Ketika nabi Ibrahim As. mendapatkan wahyu untuk
menyembelih putranya sendiri, Nabi Ismail As, terjadi pergolakan bathin
yang sangat dahsyat dalam dirinya. Nabi Ibrahim dituntut untuk memilih
antara melaksanakan perintah Allah SWT atau mempertahankan buah hati
yang tercinta yang sudah lam dinanti-nantinya. Sungguh itu sebuah
pilihan yang dilematis.
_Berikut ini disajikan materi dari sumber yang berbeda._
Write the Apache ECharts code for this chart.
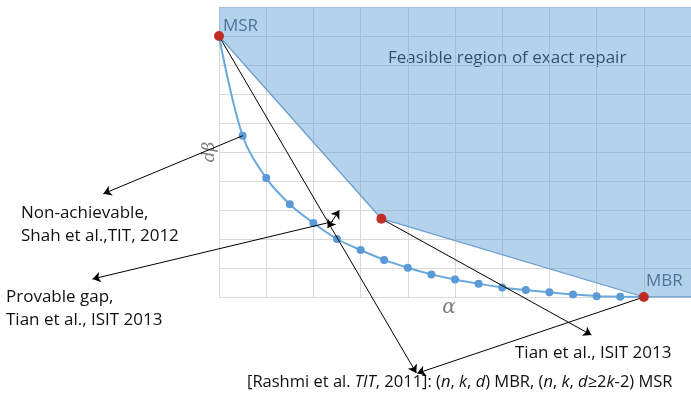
<!DOCTYPE html>
<html><head><meta charset="utf-8">
<script src="https://cdn.jsdelivr.net/npm/echarts@6/dist/echarts.min.js"></script>
<style>html,body{margin:0;padding:0;background:#fff}#c{width:691px;height:401px}</style>
</head><body><div id="c"></div>
<script>
// Feasible region polygon (alpha, d*beta)
const regionX = [0, 10, 10, 9, 3.44, 0];
const regionY = [10, 10, 0, 0, 2.7, 9];
// Lower boundary of feasible region
const boundX = [0, 3.44, 9, 10];
const boundY = [9, 2.7, 0, 0];
// Functional repair tradeoff curve
const curveX = [0, 0.5, 1, 1.5, 2, 2.5, 3, 3.5, 4, 4.5, 5, 5.5, 6, 6.5, 7, 7.5, 8, 8.5, 9];
const curveY = [9, 5.56, 4.1, 3.2, 2.55, 2.0, 1.62, 1.28, 1.01, 0.78, 0.6, 0.46, 0.33, 0.24, 0.16, 0.09, 0.03, 0.01, 0];
// Corner points (MSR, middle, MBR)
const cornerX = [0, 3.44, 9];
const cornerY = [9, 2.7, 0];
// Annotation arrows: [x1, y1, x2, y2]
const arrowSingle = [
  [0, 9, 4.18, -2.62],
  [9, 0, 4.2, -2.63],
  [3.44, 2.7, 7.89, -1.31],
  [0.5, 5.56, -2.45, 3.56],
  [2.41, 2.6, -2.68, 0.62]
];
const arrowDouble = [[2.3, 2.38, 2.55, 2.99]];

const chart = echarts.init(document.getElementById('c'), null, {renderer: 'canvas'});
const font = '"Open Sans"';
chart.setOption({
  animation: false,
  grid: {left: 219, top: 7, width: 474, height: 290, containLabel: false},
  xAxis: {type: 'value', min: 0, max: 10, interval: 1,
    axisLine: {show: false}, axisTick: {show: false}, axisLabel: {show: false},
    splitLine: {show: true, lineStyle: {color: '#d9d9d9', width: 1}}},
  yAxis: {type: 'value', min: 0, max: 10, interval: 1,
    axisLine: {show: false}, axisTick: {show: false}, axisLabel: {show: false},
    splitLine: {show: true, lineStyle: {color: '#d9d9d9', width: 1}}},
  series: [
    {type: 'custom', z: 1, clip: false,
      data: regionX.map((x, i) => [x, regionY[i]]),
      renderItem: function (params, api) {
        if (params.dataIndex !== 0) return;
        const pts = regionX.map((x, i) => api.coord([x, regionY[i]]));
        return {type: 'polygon', shape: {points: pts}, style: {fill: 'rgba(91,155,213,0.45)', stroke: 'none'}};
      }},
    {type: 'line', z: 2, data: boundX.map((x, i) => [x, boundY[i]]), symbol: 'none',
      lineStyle: {color: '#6b9fcf', width: 1.3}},
    {type: 'line', z: 3, smooth: 0.35, data: curveX.map((x, i) => [x, curveY[i]]),
      symbol: 'circle', symbolSize: 8, showSymbol: true,
      lineStyle: {color: '#6aa8dd', width: 2}, itemStyle: {color: '#5b9bd5'}},
    {type: 'lines', coordinateSystem: 'cartesian2d', z: 4, clip: false,
      symbol: ['none', 'arrow'], symbolSize: 8,
      lineStyle: {color: '#000', width: 1, opacity: 1},
      data: arrowSingle.map(a => ({coords: [[a[0], a[1]], [a[2], a[3]]]}))},
    {type: 'lines', coordinateSystem: 'cartesian2d', z: 4, clip: false,
      symbol: ['arrow', 'arrow'], symbolSize: 8,
      lineStyle: {color: '#000', width: 1, opacity: 1},
      data: arrowDouble.map(a => ({coords: [[a[0], a[1]], [a[2], a[3]]]}))},
    {type: 'scatter', z: 5, data: cornerX.map((x, i) => [x, cornerY[i]]),
      symbolSize: 10, itemStyle: {color: '#c3261c', opacity: 0.95}}
  ],
  graphic: [
    {type: 'text', left: 223, top: 18, style: {text: 'MSR', font: '17px ' + font, fill: '#44546a'}},
    {type: 'text', left: 646, top: 273, style: {text: 'MBR', font: '17px ' + font, fill: '#44546a'}},
    {type: 'text', left: 388, top: 50, style: {text: 'Feasible region of exact repair', font: '17px ' + font, fill: '#111'}},
    {type: 'text', x: 210, y: 152, rotation: Math.PI / 2,
      style: {text: 'dβ', font: 'italic 17px "DejaVu Serif"', fill: '#7f7f7f', align: 'center', verticalAlign: 'middle'}},
    {type: 'text', x: 449, y: 308,
      style: {text: 'α', font: 'italic 20px "DejaVu Serif"', fill: '#7f7f7f', align: 'center', verticalAlign: 'middle'}},
    {type: 'text', left: 21, top: 202, style: {text: 'Non-achievable,\nShah et al.,TIT, 2012', font: '17px ' + font, lineHeight: 23, fill: '#111'}},
    {type: 'text', left: 6, top: 286, style: {text: 'Provable gap,\nTian et al., ISIT 2013', font: '17px ' + font, lineHeight: 23, fill: '#111'}},
    {type: 'text', left: 515, top: 345, style: {text: 'Tian et al., ISIT 2013', font: '17px ' + font, fill: '#111'}},
    {type: 'text', left: 247, top: 374, style: {
      text: '[Rashmi et al. {i|TIT}, 2011]: ({i|n}, {i|k}, {i|d}) MBR, ({i|n}, {i|k}, {i|d}≥2{i|k}-2) MSR',
      font: '16.5px ' + font, fill: '#111',
      rich: {i: {fontStyle: 'italic', fontFamily: 'Open Sans', fontSize: 16.5, fill: '#111'}}}}
  ]
});
</script>
</body></html>
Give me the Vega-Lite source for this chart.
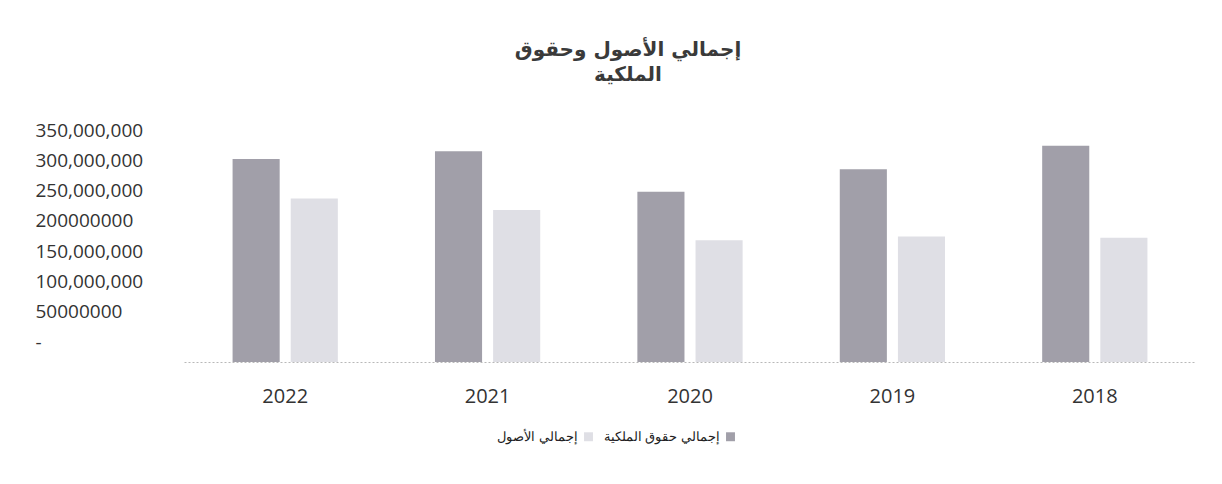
{
  "$schema": "https://vega.github.io/schema/vega-lite/v6.json",
  "autosize": "none",
  "width": 1012,
  "height": 232,
  "padding": {"left": 184, "top": 130, "right": 26, "bottom": 122},
  "background": "white",
  "config": {"view": {"stroke": null}},
  "title": {
    "text": ["إجمالي الأصول وحقوق", "الملكية"],
    "font": "DejaVu Sans",
    "fontSize": 20,
    "fontWeight": "bold",
    "color": "#3a3a3a",
    "anchor": "middle",
    "frame": "group",
    "dx": -62,
    "offset": 36,
    "lineHeight": 25
  },
  "data": {
    "values": [
      {"year": "2022", "series": "إجمالي حقوق الملكية", "value": 302000000},
      {"year": "2022", "series": "إجمالي الأصول", "value": 237000000},
      {"year": "2021", "series": "إجمالي حقوق الملكية", "value": 315000000},
      {"year": "2021", "series": "إجمالي الأصول", "value": 218000000},
      {"year": "2020", "series": "إجمالي حقوق الملكية", "value": 248000000},
      {"year": "2020", "series": "إجمالي الأصول", "value": 168000000},
      {"year": "2019", "series": "إجمالي حقوق الملكية", "value": 285000000},
      {"year": "2019", "series": "إجمالي الأصول", "value": 174000000},
      {"year": "2018", "series": "إجمالي حقوق الملكية", "value": 324000000},
      {"year": "2018", "series": "إجمالي الأصول", "value": 172000000}
    ]
  },
  "mark": {"type": "bar"},
  "encoding": {
    "x": {
      "field": "year",
      "type": "nominal",
      "sort": ["2022", "2021", "2020", "2019", "2018"],
      "scale": {"paddingInner": 0.48, "paddingOuter": 0.24},
      "axis": {
        "title": null,
        "labelAngle": 0,
        "labelFont": "Open Sans",
        "labelFontSize": 20,
        "labelColor": "#333333",
        "labelPadding": 24,
        "ticks": false,
        "domainColor": "#b8b8b8",
        "domainDash": [2, 2],
        "domainWidth": 1
      }
    },
    "xOffset": {
      "field": "series",
      "type": "nominal",
      "scale": {"domain": ["إجمالي حقوق الملكية", "إجمالي الأصول"], "paddingInner": 0.19, "paddingOuter": 0}
    },
    "y": {
      "field": "value",
      "type": "quantitative",
      "scale": {"domain": [-33000000, 350000000], "nice": false, "zero": false},
      "axis": {
        "title": null,
        "values": [0, 50000000, 100000000, 150000000, 200000000, 250000000, 300000000, 350000000],
        "labelExpr": "datum.value == 0 ? '-' : (datum.value == 200000000 || datum.value == 50000000) ? format(datum.value, 'd') : format(datum.value, ',')",
        "labelAlign": "left",
        "labelPadding": 149,
        "labelFont": "Open Sans",
        "labelFontSize": 19,
        "labelColor": "#333333",
        "ticks": false,
        "domain": false,
        "grid": false
      }
    },
    "y2": {"datum": -33000000},
    "color": {
      "field": "series",
      "type": "nominal",
      "scale": {
        "domain": ["إجمالي الأصول", "إجمالي حقوق الملكية"],
        "range": ["#dfdfe5", "#a19fa9"]
      },
      "legend": {
        "title": null,
        "orient": "none",
        "direction": "horizontal",
        "legendX": 398,
        "legendY": 300,
        "symbolType": "square",
        "symbolSize": 80,
        "symbolStrokeWidth": 0,
        "labelAlign": "right",
        "labelOffset": -17,
        "labelFont": "Liberation Sans",
        "labelFontSize": 13,
        "labelColor": "#222222",
        "columnPadding": 10
      }
    }
  }
}
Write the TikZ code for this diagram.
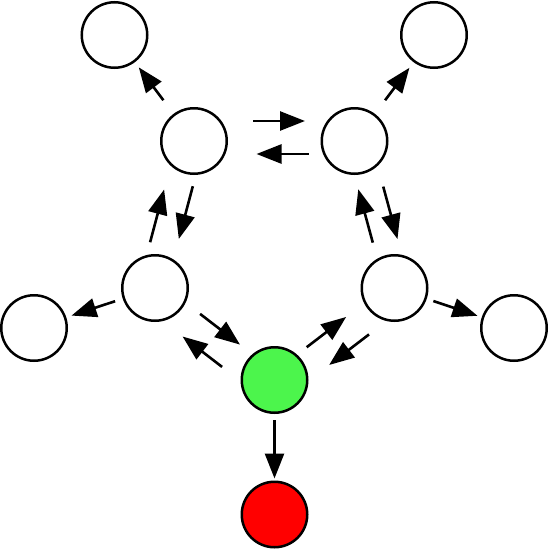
\documentclass[tikz,border=0pt]{standalone}
\usepackage{tikz}
\usetikzlibrary{arrows.meta}
\definecolor{startgreen}{RGB}{76,245,76}
\definecolor{sinkred}{RGB}{255,0,0}

\begin{document}
\begin{tikzpicture}[->, >={Triangle[length=25pt,width=19pt]}, x=1pt, y=-1pt, line width=2.6pt,
	site/.style={circle, draw, line width=2.5pt, fill=white, minimum size=65.5pt, inner sep=0pt}]
	\useasboundingbox (0,0) rectangle (549,549);
	
	% States
	\node[site, fill=startgreen] (S0) at (274.5,380) {};
	\node[site] (S1) at (155,288) {};
	\node[site] (S2) at (194,141) {};
	\node[site] (S3) at (354.5,141) {};
	\node[site] (S4) at (394.5,288) {};
	\node[site, fill=sinkred] (S5) at (274.5,514.5) {};
	\node[site] (S6) at (34,328) {};
	\node[site] (S7) at (114.5,35) {};
	\node[site] (S8) at (434,35) {};
	\node[site] (S9) at (514,328) {};
	
	% Edges
	\path (S0) edge[shorten <=6pt, shorten >=2pt] (S5);
	\path (S1) edge[shorten <=8pt, shorten >=5.5pt] (S6);
	\path (S2) edge[shorten <=17pt, shorten >=6.5pt] (S7);
	\path (S3) edge[shorten <=17pt, shorten >=7pt] (S8);
	\path (S4) edge[shorten <=7pt, shorten >=4.5pt] (S9);
	\path (S2) edge[transform canvas={shift={(0,-20)}}, shorten <=25pt, shorten >=15.5pt] (S3);
	\path (S3) edge[transform canvas={shift={(0,13)}}, shorten <=12pt, shorten >=28.5pt] (S2);
	\path (S2) edge[transform canvas={shift={(10.1,2.7)}}, shorten <=10pt, shorten >=19.5pt] (S1);
	\path (S1) edge[transform canvas={shift={(-15.9,-4.2)}}, shorten <=9pt, shorten >=20.5pt] (S2);
	\path (S3) edge[transform canvas={shift={(15.2,-4.1)}}, shorten <=17.5pt, shorten >=12.5pt] (S4);
	\path (S4) edge[transform canvas={shift={(-8.7,2.4)}}, shorten <=15.5pt, shorten >=13.5pt] (S3);
	\path (S1) edge[transform canvas={shift={(4.3,-5.5)}}, shorten <=17.5pt, shorten >=15pt] (S0);
	\path (S0) edge[transform canvas={shift={(-13.2,17.1)}}, shorten <=15.5pt, shorten >=17.5pt] (S1);
	\path (S0) edge[transform canvas={shift={(-3.9,-5.1)}}, shorten <=11.5pt, shorten >=22pt] (S4);
	\path (S4) edge[transform canvas={shift={(13,16.9)}}, shorten <=14.5pt, shorten >=18.5pt] (S0);
	
\end{tikzpicture}
\end{document}
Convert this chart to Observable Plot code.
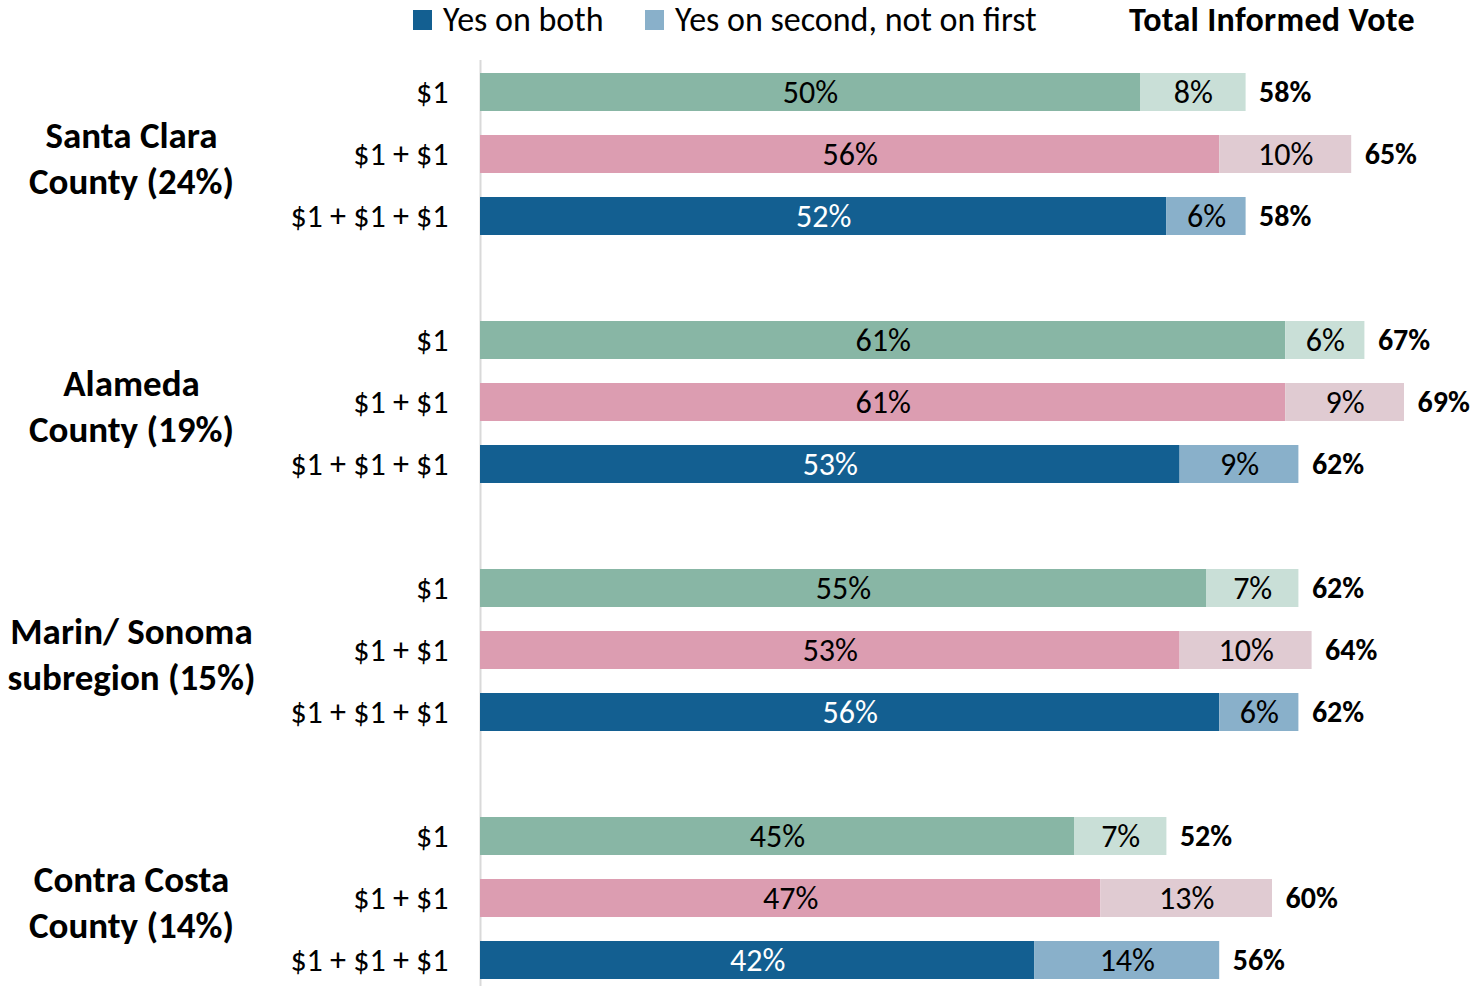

Namun karena ketakwaan dan kecintaan nya kepada
Sang Pencipta melebihi segalanya, maka perintah tersebut beliau
laksanakan juga, walau pada akhirnya nabi Ismail as digantikan dengan
seekor hewan kurban.
Dalam konteks kekinian, Hari Raya Idul Adha
dalam perspektif Islam harus diisi dengan berbagai nasihat, syiar, dan
ibadah yang mengandung nilai-nilai sosial, di samping merupakan
kesempatan untuk membahagiakan setiap insan di muka bumi. Allah SWT
telah mengaitkan Idul Adha ini dengan nilai sosial yang abadi dalam
bentuk pengorbanan.
Pengorbanan artinya menyerahkan sesuatu yang
dimilikinya kepada orang yang membutuhkannya. Pada hari raya ini dan
hari-hari tasyrik, Allah mensyariatkan bagi yang mampu untuk menyembelih
hewan kurban yang dibagikan kepada fakir miskin, karib kerabat, dan
sebagian untuk keluarganya sebagai upaya menebar kebahagiaan di muka
bumi.
Dalam syariat kurban terkandung makna pengokohan ikatan sosial
yang dilandasi kasih sayang, pengorbanan untuk kebahagiaan orang lain,
ketulusikhlasan, dan amalan baik lainnya yang mencerminkan ketakwaan.
Di
luar konteks Idul Adha, dalam kehidupan sehari-hari barangkali kata
pengorbanan juga acap kita dengarkan dan mungkin kita lakukan. Ada yang
berkorban demi keluarga, anak, istri, jabatan, uang dan segala sesuatu
yang melekat dengan kehidupan duniawi. Bahkan di kalangan remaja
sekalipun, istilah pengorbanan tidak luput dari keseharian bahkan
mungkin pernah merasa berkorban. Kita kadang sering mengorbankan
kepentingan pribadi demi teman, pacar, kuliah serta berbagai macam demi
lainnya.
Namun seberapa pantas pengorbanan itu dilakukan? Seberapa
besar reward yang kita peroleh dari pengorbanan itu? Nilai apa yang
tertanam dalam pengorbanan kita tersebut? Sukur-sukur ada nilai ibadah
yang bisa kita peroleh dari pengorbanan tersebut. Kalau hanya demi orang
lain dengan tujuan bukan untuk memperbanyak pahala dan tidak didasari
keikhlasan, niscaya pengorbanan akan berujung penyesalan.
Merefleksikan
kembali nilai ibadah kurban pada Idul Adha dengan berbagai pengorbanan
yang telah kita lakukan, sudah sepatutnya kita meluruskan kembali niat
atas apa yang kita perbuat. Sebaik-baiknya pengorbanan haruslah didasari
keikhlasan demi Allah semata. Jadi pengorbanannya "miapa"? Yang pasti
bukan demi apapun yang sifatnya hanya untuk kesenangan sementara semata.